Garbage bag limits planned for Cornwall

Cornwall Coun. Carilyne Hebert. (Newswatch Group/Bill Kingston, File)

CORNWALL – The city is moving ahead with the next phase of its plan to reduce the amount of garbage generated by residents.

But you will have plenty of opportunity to weigh in on any changes before they happen.

City council endorsed a plan Monday night to evaluate the next steps in its 20-year Solid Waste Management Master Plan, first drafted in 2011.

Those include a six bag limit for weekly collection through a tag system, mandatory blue box recycling, recycling at special events and open spaces and the elimination of bulk item collection at the curb. There could also be a pilot project for organic and food waste.

Coun.
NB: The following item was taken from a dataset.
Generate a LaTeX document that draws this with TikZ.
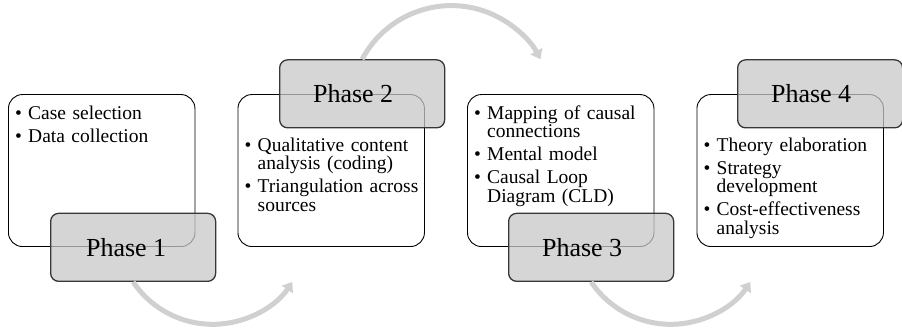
\documentclass[tikz,border=0pt]{standalone}
\usepackage{fontspec}
\setmainfont{Liberation Serif}
\usetikzlibrary{arrows.meta}
\definecolor{arcgray}{RGB}{208,208,208}
\definecolor{boxedge}{RGB}{55,55,55}
\definecolor{boxfill}{RGB}{200,200,200}
\newcommand{\bitem}[1]{\par\noindent\hangindent=13pt\hangafter=1\makebox[13pt][l]{\textbullet}#1\par}
\newcommand{\itemgap}{\vspace{4.5pt}}
\begin{document}
\begin{tikzpicture}[x=1pt,y=1pt,
  wbox/.style={draw=black, line width=0.9pt, rounded corners=14pt, fill=white,
    minimum width=186.5pt, minimum height=152pt, anchor=south west, inner sep=0pt},
  gbox/.style={draw=boxedge, line width=1.3pt, rounded corners=8pt, fill=boxfill,
    fill opacity=0.75, text opacity=1, minimum width=165pt, minimum height=68pt,
    anchor=south west, inner sep=0pt, font=\fontsize{26}{28}\selectfont},
  txt/.style={anchor=north west, inner sep=0pt, text width=180pt, align=left,
    font=\fontsize{19.5}{18.5}\selectfont},
  flow/.style={draw=arcgray, line width=5pt, -{Triangle[length=9pt,width=13pt]}}]
\useasboundingbox (0,0) rectangle (902,328);
% white boxes
\node[wbox] (w1) at (8,81) {};
\node[wbox] (w2) at (237.5,81) {};
\node[wbox] (w3) at (467,81) {};
\node[wbox] (w4) at (696.5,81) {};
% texts
\node[txt] (t1) at (15,227.5) {\bitem{Case selection}\itemgap\bitem{Data collection}};
\node[txt] (t2) at (244.5,195.5) {\bitem{Qualitative content\newline analysis (coding)}\itemgap\bitem{Triangulation across\newline sources}};
\node[txt] (t3) at (474,227.5) {\bitem{Mapping of causal\newline connections}\itemgap\bitem{Mental model}\itemgap\bitem{Causal Loop\newline Diagram (CLD)}};
\node[txt] (t4) at (703.5,195.5) {\bitem{Theory elaboration}\itemgap\bitem{Strategy\newline development}\itemgap\bitem{Cost-effectiveness\newline analysis}};
% gray phase boxes
\node[gbox] (g1) at (50,46) {Phase 1\kern14pt};
\node[gbox] (g2) at (279,199.5) {Phase 2\kern18pt};
\node[gbox] (g3) at (508,46) {Phase 3\kern18pt};
\node[gbox] (g4) at (737,199.5) {Phase 4\kern18pt};
% arrows
\draw[flow] (g1.south) arc[start angle=214, end angle=326, radius=96pt];
\draw[flow] (g2.north) arc[start angle=152, end angle=28, radius=101pt];
\draw[flow] (g3.south) arc[start angle=214, end angle=326, radius=96pt];
\end{tikzpicture}
\end{document}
Carilyne Hebert is excited about the next steps and says bag limits are not something new.

“There’s a bag limit in every municipality from the Quebec border to Kingston, other than ourselves and South Glengarry,” Hebert told council. “It’s not necessarily saying ‘Hey, you have to stop making garbage.’ It’s really just to educate people that there are other ways of disposing of your items to recycle better.”

It’s costing the city about $120 per household to run garbage and landfill operations but the city is only picking up about $50 per household through taxes, according to a city report. The rest is covered by tipping fees. Recycling is $60 per household, half of it covered by Ontario grants.

The public consultation on the possible changes won’t happen until fall, which means anything likely wouldn’t happen until 2019.

The Solid Waste Management Plan is trying to increase the landfill diversion rate from 25 per cent to 69 per cent. As of the end of 2013, the diversion rate was 41.8 per cent, and hasn’t made any appreciable movement since that time.

All the changes would save about 1-3 years on the life of the landfill which, right now, has about 18 years of life left. The landfill on Cornwall Centre Road was opened in 1985 and handles about 39,000 metric tons of waste a year.

During last night’s meeting, council also agreed to phase-out the multi-residential waste credit program by 2020. The city had been reimbursing apartment owners who contracted their own private garbage and cycling collection. The program had cost about $90,000 a year.